Uma universidade plural te apavora?

Fala de professor no Conselho Universitário da USP evidencia a mentalidade retrógrada que ainda paira sobre a Universidade

 

 

por Mara Matos

Arte: Maria Clara Abaurre


Uma das pautas da última reunião do Conselho Universitário da Universidade de São Paulo, que aconteceu no dia 24 de agosto, foi o retorno das aulas presenciais, a pedido dos representantes discentes.  Foi aberta a discussão, portanto, e professores e alunos expuseram seus posicionamentos, a maioria contrários ao retorno, neste momento e da forma como se daria. 

Após a fala de uma aluna da Faculdade de Direito do Largo São Francisco, diretora geral do Centro Acadêmico XI de Agosto e representante discente no Conselho, Letícia Lé, um professor da Faculdade de Odontologia de Bauru, sem perceber que estava com o microfone aberto, disse que a pluralidade da USP às vezes é prejudicial.

A aluna falava sobre como o retorno presencial seria problemático para os trabalhadores da USP e alunos mais vulneráveis que teriam que gastar muito tempo no transporte público. “O tema sobre o qual eu estava falando era completamente desconectado da fala dele, o que nos leva a entender que o que ele disse não foi sobre o que estávamos falando, mas sobre quem estava falando”, afirma Letícia Lé. 

Letícia é uma das poucas alunas negras que compõem o Conselho Universitário e faz parte da primeira turma de cotistas da Faculdade de Direito. “A USP foi a última grande universidade pública do Brasil a aderir às cotas étnico-raciais, o que já mostra que não havia uma predisposição de acolhimento à diversidade”, avalia a estudante. 

Para a também estudante da Faculdade de Direito da USP e representante discente no Conselho, Letícia Chagas, “a despeito de hoje a reitoria e vários outros órgãos da Universidade celebrarem a política de cotas, na prática discutir sobre a diversidade é muito mais do que simplesmente instituir essa política” e, portanto, o acolhimento à diversidade por parte da USP seria questionável. 

“A gente precisa pensar sobre formas de produção de ciência, as linhas de pesquisa de que se utiliza, por exemplo; sobre quantos professores negros existem na Universidade.

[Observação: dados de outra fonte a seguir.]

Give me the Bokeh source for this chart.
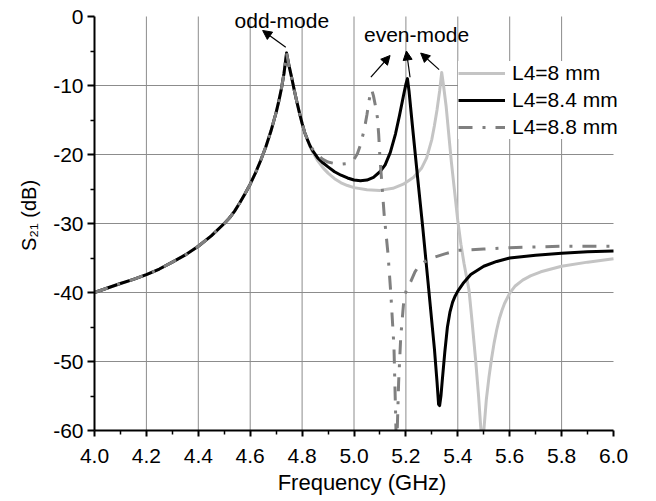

Acolher diversidade envolve uma série de nuances que a USP ainda está muito longe de discutir efetivamente, e o Conselho Universitário é uma prova disso”, propõe Chagas. 

Com o avanço das cotas, o perfil da USP tem se modificado, como afirma Letícia Lé. Mas, a conquista de espaço de acolhimento segue a passos lentos e graças à muita luta. Infelizmente, talvez a fala do professor reflita a mentalidade de muitos que fazem parte da Universidade e que não admitem essa nova realidade. 

Se o questionamento sobre acolhimento à diversidade na USP se amplia para iniciativas de acolhimento de outros grupos vulneráveis, vê-se o quão pouco ainda foi feito. Mesmo com a evolução dos últimos anos, não há, por exemplo, vestibular indígena, como já existe em outras grandes universidades, como Unicamp e a Universidade Federal de São Carlos. E o que se faz pelos integrantes de uma das maiores universidades da América Latina após o ingresso nessa? É suficiente? 

“A luta por novos espaços e por colocar as nossas perspectivas, que por tanto tempo foram negadas dentro da USP, faz com que essas pessoas se vejam ameaçadas. Mas, o nosso recado é que a gente não pretende parar”,  diz Letícia Chagas.